Working biodynamically is about …

Using the horn manure spray, Prep 500, to stimulate the biological activity in the soil and improve the transference and retention of nutrients provided in the soil itself as well as that added through animal manure and vegetable compost.

Using the horn silica spray, Prep 501, to stimulate the parts of the plant that you wish to use or work with – e.g. rose flowers, lettuce leaves, potato roots, tomato fruits – to come to their full potential.

Enhancing your compost by adding the 6 compost preparations; this includes all organic waste products like your kitchen waste, weed compost and leaf mould, as well as any manure you use and local authority green-waste.

Adding biodynamic methods to your current organic means of weed and pest control to discourage them along with prevention strategies based on good plant nutrition and careful cultivar selection. If you’re just beginning with getting off chemicals and going organic then adding the biodynamic means in will increase the efficiency enormously and give you a feel-good factor to help you stick with it.

Biodynamics is a systems approach. That means looking at your garden, allotment, nursery or other horticultural undertaking as a living whole – rather like Lovelock’s Gaia – in which each part affects all the others. You put the preparations on the soil, plants and the compost heap in time with the rhythms of the Earth. The star calendar makes it easy to do this, to find the right day to apply the preps, once you understand the principles.

Working this way makes strong, healthy plants in healthy, well-structured soil that’s rich in humus and high in biological activity … all prerequisites for a sustainable bio-system. Over eighty years of worldwide experience, experiment and research has shown that biodynamics really helps improve the bio-system and even reverses degradation.

How adopting a biodynamic approach can help you …

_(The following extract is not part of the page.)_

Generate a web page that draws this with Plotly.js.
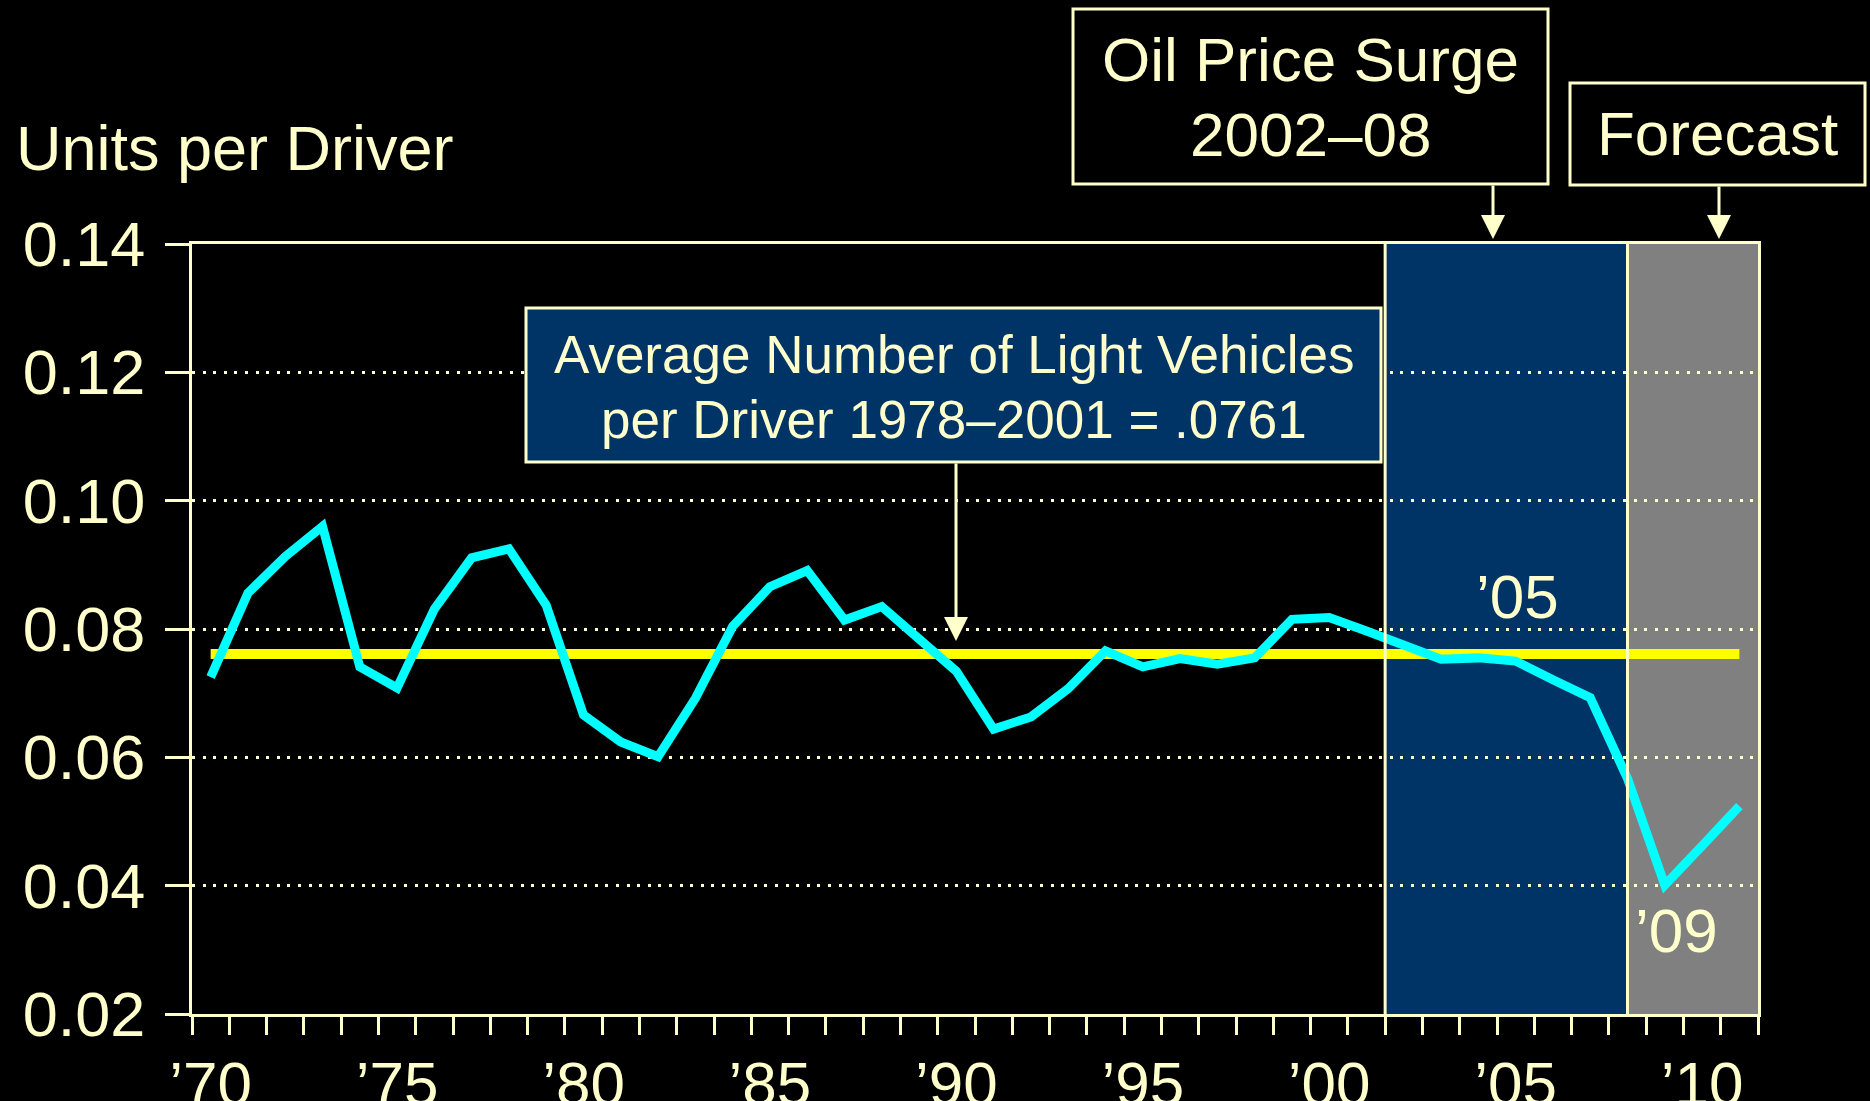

Up to now, biodynamics has mostly been used by farmers but, with global warming, climate change, pollution and the loss of soil vitality through pesticides and chemical fertilisers, the time is ripe for gardeners and horticulturalists to get going with it as well. As a gardener it’s a bit more difficult to be self-contained as things like animal manure have to be brought in but the techniques still work very well as our own garden here at Archenland shows.

Pest and disease control is helped by working the garden as a complete organism – Gaia in miniature, if you like – that is in balance with itself and its surroundings. Biodynamics uses specific preparations, called peppers, for weed and pest control made from the weeds and pests themselves. This is like homeopathy and Hanneman’s law of similars.

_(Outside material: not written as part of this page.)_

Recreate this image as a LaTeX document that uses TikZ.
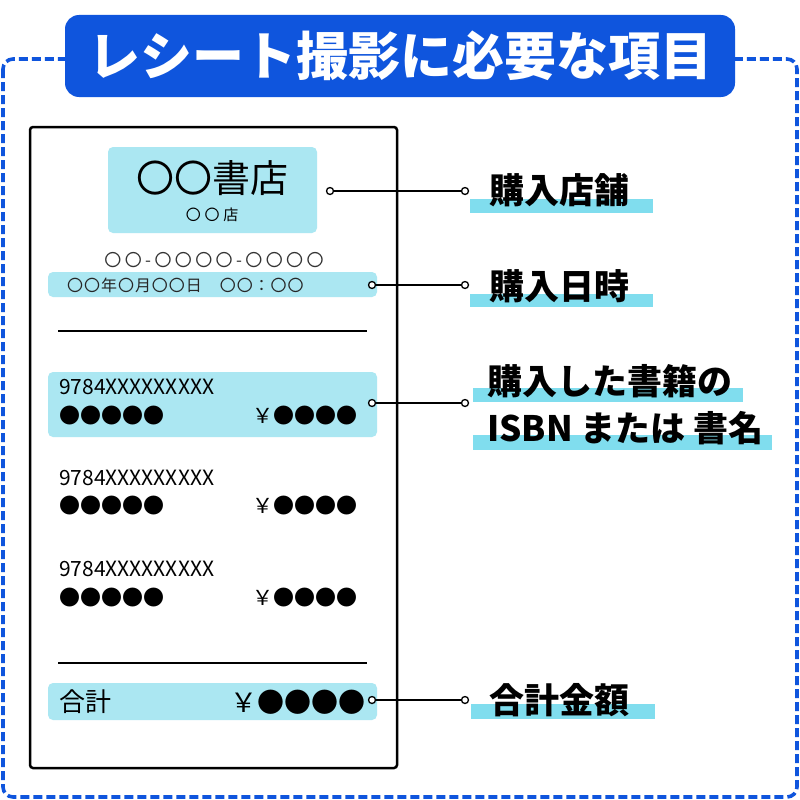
\documentclass[tikz,border=0pt]{standalone}
\usepackage{fontspec}
\newfontfamily\jp{Noto Sans CJK JP}
\definecolor{titleblue}{HTML}{0F55DD}
\definecolor{boxcyan}{HTML}{ABE7F2}
\definecolor{barcyan}{HTML}{80DDEE}

\begin{document}
\begin{tikzpicture}[x=1pt,y=-1pt,
  box/.style={fill=boxcyan,rounded corners=5pt},
  pin/.style={circle,draw,line width=1.3pt,fill=white,inner sep=0pt,minimum size=7pt},
  tag/.style={anchor=west,inner sep=0pt,font=\jp\bfseries\fontsize{35}{44}\selectfont},
  txt/.style={anchor=west,inner sep=0pt,font=\jp\fontsize{21}{22}\selectfont},
  dots/.style={anchor=west,inner sep=0pt,font=\jp\fontsize{21}{22}\selectfont},
  yen/.style={anchor=east,inner sep=0pt,font=\jp\fontsize{21}{22}\selectfont}]
\useasboundingbox[fill=white] (0,0) rectangle (800,800);
% frame and title
\draw[titleblue,line width=3.6pt,dash pattern=on 9pt off 4pt,rounded corners=10pt] (3,59) rectangle (797,797);
\node[fill=titleblue,rounded corners=14pt,minimum width=670pt,minimum height=82pt,text=white,font=\jp\bfseries\fontsize{52}{56}\selectfont] (title) at (400,56){レシート撮影に必要な項目};
% receipt
\draw[line width=2.5pt,rounded corners=3pt] (30,127) rectangle (397,768);
\fill[box] (108,147) rectangle (317,233);
\node[inner sep=0pt,font=\jp\fontsize{38}{40}\selectfont] (shop) at (212,178){〇〇書店};
\node[inner sep=0pt,font=\jp\addfontfeature{LetterSpace=25}\fontsize{15}{16}\selectfont] (branch) at (212,215){〇〇店};
\node[inner sep=0pt,text=black!80,font=\jp\addfontfeature{LetterSpace=20}\fontsize{17}{18}\selectfont] (tel) at (214,260){〇〇-〇〇〇〇-〇〇〇〇};
\fill[box] (48,272) rectangle (377,297);
\node[anchor=west,inner sep=0pt,text=black!85,font=\jp\addfontfeature{LetterSpace=6}\fontsize{16}{17}\selectfont] (date) at (67,285){〇〇年〇月〇〇日　〇〇：〇〇};
\draw[line width=1.5pt] (58,331) -- (367,331);
\fill[box] (48,372) rectangle (377,437);
\node[txt] (isbn1) at (59,387){9784XXXXXXXXX};
\node[dots] (name1) at (59,416){●●●●●};\node[yen] (price1) at (358,416){￥●●●●};
\node[txt] (isbn2) at (59,478){9784XXXXXXXXX};
\node[dots] (name2) at (59,506){●●●●●};\node[yen] (price2) at (358,506){￥●●●●};
\node[txt] (isbn3) at (59,569){9784XXXXXXXXX};
\node[dots] (name3) at (59,598){●●●●●};\node[yen] (price3) at (358,598){￥●●●●};
\draw[line width=1.5pt] (58,663) -- (367,663);
\fill[box] (48,683) rectangle (377,720);
\node[anchor=west,inner sep=0pt,font=\jp\fontsize{26}{28}\selectfont] (sum) at (59,702){合計};
\node[anchor=east,inner sep=0pt,font=\jp\fontsize{27}{28}\selectfont] (total) at (366,702){￥●●●●};
% labels
\fill[barcyan] (470,199) rectangle (653,213);
\fill[barcyan] (470,294) rectangle (653,307);
\fill[barcyan] (473,388) rectangle (743,402);
\fill[barcyan] (473,435) rectangle (772,450);
\fill[barcyan] (471,704) rectangle (655,719);
\node[tag] (store) at (489,190){購入店舗};
\node[tag] (when) at (489,286){購入日時};
\node[tag] (book) at (487,381){購入した書籍の};
\node[tag] (book2) at (487,428){ISBN または 書名};
\node[tag] (amount) at (489,700){合計金額};
% connectors
\node[pin] (p1) at (330,191){};\node[pin] (q1) at (465,191){};
\node[pin] (p2) at (372,285){};\node[pin] (q2) at (465,285){};
\node[pin] (p3) at (372,403){};\node[pin] (q3) at (465,403){};
\node[pin] (p4) at (372,700){};\node[pin] (q4) at (465,700){};
\foreach \i in {1,...,4}{\draw[line width=1.3pt] (p\i) -- (q\i);}
\end{tikzpicture}
\end{document}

Weeds and pests are very useful indicators of imbalances in, and between, soil and plants. Biodynamic gardeners use these indicators in a positive way. If you know what the weeds and pests are telling you about the state of the soil and the plants then you can work on the cause rather than putting a sticking plaster over the resulting hurt.

Advantages …

  • Less stress – everything works with you
  • The preparations increase the soil biology and help it to work for you
  • Using the preps naturally creates deeper soil and so root dept
  • The soil’s water-holding capacity increases, so helping both drought and flood
  • Plant health, beauty and yield improves
  • Weeds and pests are reduced to easily manageable levels
  • The beneficial animals and insects are encouraged to live in your garden
  • Vegetables, fruit, trees and flowers look good, smell good, taste good and keep longer
  • The garden quickly looks and feels gorgeous so you feel good too
  • Low impact on the environment through limited external inputs
  • It’s cheap and easy – you don’t have to spend lots of money every year on compost, chemical fertilisers, disease and pest control.